Elon Musk and other A.I. doomsayers argue that computers running A.I. programs are very different than watches in that they can be programmed to “learn” for themselves. But the difference between computers and supercomputers is really the difference between watches and multi-function watches. A watch can tell you the hour and minute with say five hundred gears and springs. Add a few more and another ”hand” and it could tell you the second; add a secondary wheel, and more gears and you could determine the day; more gears and another wheel you could tell the month, etc. The difference is that in the case of A.I. its algorithms rather than gears that do the work. So layering more functions in a computer program so that it can “teach” itself chess or “discover” a better way to build a widget is impressive and may give the appearance that it is the computer that’s doing the work, but in reality, it is the genius of the programmers that are responsible for the outcome good or bad.

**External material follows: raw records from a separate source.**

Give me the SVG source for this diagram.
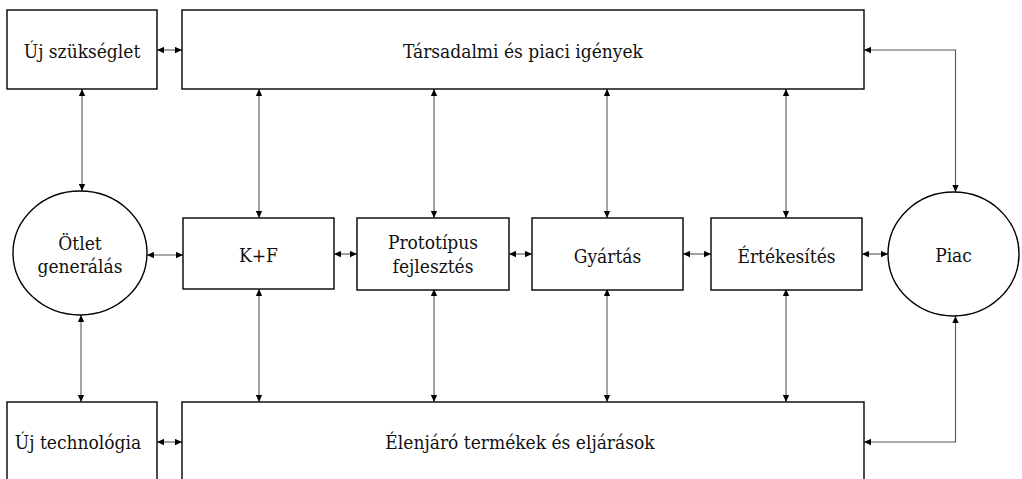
<svg xmlns="http://www.w3.org/2000/svg" width="1022" height="479" viewBox="0 0 1022 479">
  <style>
    .box { fill: #fff; stroke: #000; stroke-width: 1.4; }
    .conn { fill: none; stroke: #555; stroke-width: 1.1; marker-start: url(#head); marker-end: url(#head); }
    text { font-family: "DejaVu Serif Condensed", "DejaVu Serif", serif; font-stretch: condensed; font-size: 19px; fill: #111; text-anchor: middle; }
  </style>
  <defs>
    <marker id="head" viewBox="0 0 10 10" refX="10" refY="5" markerWidth="7" markerHeight="7" markerUnits="userSpaceOnUse" orient="auto-start-reverse">
      <path d="M0,0.5 L10,5 L0,9.5 Z" fill="#000"/>
    </marker>
  </defs>

  <rect width="1022" height="479" fill="#fff"/>

  <!-- connectors -->
  <g id="connectors">
    <!-- top row -->
    <path class="conn" d="M157,50 H182"/>
    <path class="conn" d="M82,89 V191"/>
    <path class="conn" d="M259,89 V218"/>
    <path class="conn" d="M434,89 V218"/>
    <path class="conn" d="M607,89 V218"/>
    <path class="conn" d="M786,89 V218"/>
    <path class="conn" d="M864,50 H955.5 V192"/>
    <!-- middle row -->
    <path class="conn" d="M147,255 H183"/>
    <path class="conn" d="M334,254 H357"/>
    <path class="conn" d="M509,254 H532"/>
    <path class="conn" d="M683,254 H711"/>
    <path class="conn" d="M862,254 H888"/>
    <!-- bottom row -->
    <path class="conn" d="M81,315 V402"/>
    <path class="conn" d="M259,289 V402"/>
    <path class="conn" d="M434,289 V402"/>
    <path class="conn" d="M607,289 V402"/>
    <path class="conn" d="M786,289 V402"/>
    <path class="conn" d="M157,442 H182"/>
    <path class="conn" d="M955.5,316 V442 H864"/>
  </g>

  <g id="uj-szukseglet">
    <rect class="box" x="7" y="10" width="150" height="79"/>
    <text x="82" y="58">Új szükséglet</text>
  </g>
  <g id="tarsadalmi-igenyek">
    <rect class="box" x="182" y="10" width="682" height="79"/>
    <text x="523" y="58">Társadalmi és piaci igények</text>
  </g>

  <g id="otlet-generalas">
    <ellipse class="box" cx="80" cy="253" rx="67" ry="62"/>
    <text x="80" y="250">Ötlet</text>
    <text x="80" y="273">generálás</text>
  </g>
  <g id="k-f">
    <rect class="box" x="183" y="218" width="151" height="71"/>
    <text x="258.5" y="262">K+F</text>
  </g>
  <g id="prototipus">
    <rect class="box" x="357" y="218" width="152" height="72"/>
    <text x="433" y="249">Prototípus</text>
    <text x="433" y="273">fejlesztés</text>
  </g>
  <g id="gyartas">
    <rect class="box" x="532" y="218" width="151" height="72"/>
    <text x="607.5" y="263">Gyártás</text>
  </g>
  <g id="ertekesites">
    <rect class="box" x="711" y="218" width="151" height="72"/>
    <text x="786.5" y="263">Értékesítés</text>
  </g>
  <g id="piac">
    <ellipse class="box" cx="953.5" cy="254" rx="65.5" ry="62"/>
    <text x="953.5" y="262">Piac</text>
  </g>

  <g id="uj-technologia">
    <rect class="box" x="7" y="402" width="150" height="90"/>
    <text x="78" y="449">Új technológia</text>
  </g>
  <g id="elenjaro">
    <rect class="box" x="182" y="402" width="682" height="90"/>
    <text x="520" y="449">Élenjáró termékek és eljárások</text>
  </g>
</svg>
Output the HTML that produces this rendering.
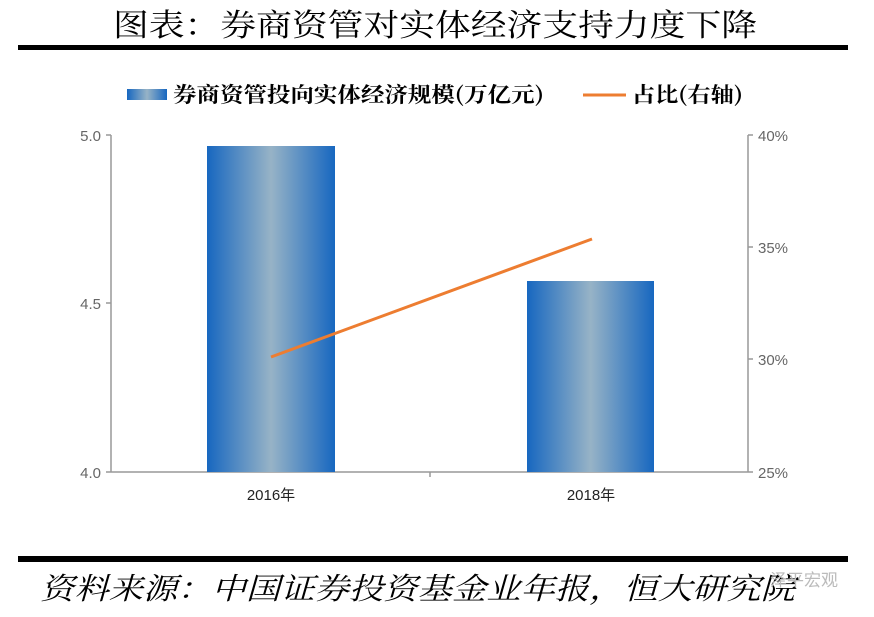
<!DOCTYPE html>
<html><head><meta charset="utf-8"><style>body{margin:0;background:#fff}svg{display:block}</style></head><body>
<svg width="874" height="617" xmlns="http://www.w3.org/2000/svg">
<defs><linearGradient id="g" x1="0" x2="1" y1="0" y2="0">
<stop offset="0" stop-color="#1767c0"/><stop offset="0.5" stop-color="#97b3c6"/><stop offset="1" stop-color="#1767c0"/></linearGradient></defs>
<text x="113" y="36" textLength="644" lengthAdjust="spacingAndGlyphs" font-family="Noto Serif CJK SC, serif" font-size="31" fill="#000">图表：券商资管对实体经济支持力度下降</text>
<rect x="18" y="45" width="830" height="5" fill="#000"/>
<rect x="127" y="89" width="40" height="11" fill="url(#g)"/>
<text x="173" y="102" textLength="371" lengthAdjust="spacingAndGlyphs" font-family="Noto Serif CJK SC, serif" font-size="21" font-weight="bold" fill="#000">券商资管投向实体经济规模(万亿元)</text>
<line x1="583" y1="95" x2="626" y2="95" stroke="#ed7d31" stroke-width="3"/>
<text x="632" y="102" textLength="111" lengthAdjust="spacingAndGlyphs" font-family="Noto Serif CJK SC, serif" font-size="21" font-weight="bold" fill="#000">占比(右轴)</text>
<g stroke="#999" stroke-width="1.5" fill="none">
<line x1="111" y1="135" x2="111" y2="472"/>
<line x1="106" y1="135" x2="111" y2="135"/><line x1="106" y1="303" x2="111" y2="303"/><line x1="106" y1="472" x2="111" y2="472"/>
<line x1="748" y1="135" x2="748" y2="472"/>
<line x1="748" y1="135" x2="753" y2="135"/><line x1="748" y1="247" x2="753" y2="247"/><line x1="748" y1="359" x2="753" y2="359"/><line x1="748" y1="472" x2="753" y2="472"/>
<line x1="111" y1="472" x2="748" y2="472"/>
<line x1="430" y1="472" x2="430" y2="477"/>
</g>
<g font-family="Liberation Sans, sans-serif" font-size="15" fill="#666">
<text x="101" y="141" text-anchor="end">5.0</text><text x="101" y="309" text-anchor="end">4.5</text><text x="101" y="478" text-anchor="end">4.0</text>
<text x="758" y="141">40%</text><text x="758" y="253">35%</text><text x="758" y="365">30%</text><text x="758" y="478">25%</text>
</g>
<rect x="207" y="146" width="128" height="326" fill="url(#g)"/>
<rect x="527" y="281" width="127" height="191" fill="url(#g)"/>
<line x1="271" y1="357" x2="592" y2="239" stroke="#ed7d31" stroke-width="3"/>
<g font-family="Liberation Sans, Noto Sans CJK SC, sans-serif" font-size="15" fill="#222" text-anchor="middle">
<text x="271" y="500">2016年</text><text x="591" y="500">2018年</text></g>
<rect x="18" y="556" width="830" height="6" fill="#000"/>
<text x="40" y="599" textLength="755" lengthAdjust="spacingAndGlyphs" font-family="Noto Serif CJK SC, serif" font-size="30" font-style="italic" fill="#000">资料来源：中国证券投资基金业年报，恒大研究院</text>
<text x="770" y="586" font-family="Noto Sans CJK SC, sans-serif" font-size="17" fill="#bbb">泽平宏观</text>
</svg>
</body></html>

Another idea is that the singularity will come about because of the internet and it is the interconnectedness of the computers that will trigger the A.I. take over. But again if we were to connect all the watches in the world together with how would that threaten humanity? Just like adding layers to computers increases their capabilities without endowing them with consciousness so too in the case of the internet. The breadth of connectedness is truly mind-boggling but connecting billions of computers together does not change the computer's functions let alone grant it consciousness. This can be verified by the fact that there are over two billion personal computers in the world and over four and a half billion cell phones and not a single word from our A.I. overlord. Surely if it was going to happen we would have heard something by now. If I was a superintelligence embedded on the internet I certainly would have had something to say about all the dog and cat videos that are being uploaded ad nauseum. Even if I was merely becoming self-aware at least I could muster a “No!” I mean every able-bodied two year old on the planet can say that. And yet even with the massive financial engines of all the Alibabas, Amazons, Facebooks, and Googles encouraging more and more connectivity to our devices not a peep from an A.I. that is supposed to rule us?
The watchmaker argument is mocked for claiming that machines and their creators are evidence that the world was made by God. But A.I. enthusiasts, and many of the academic elite, have no problem believing the far more nonsensical idea that machines will make a god. There are many legitimate reasons to be concerned that faulty programming of AI can cause harm but no danger that it will produce a superintelligence. It hasn’t even done anything to improve ours!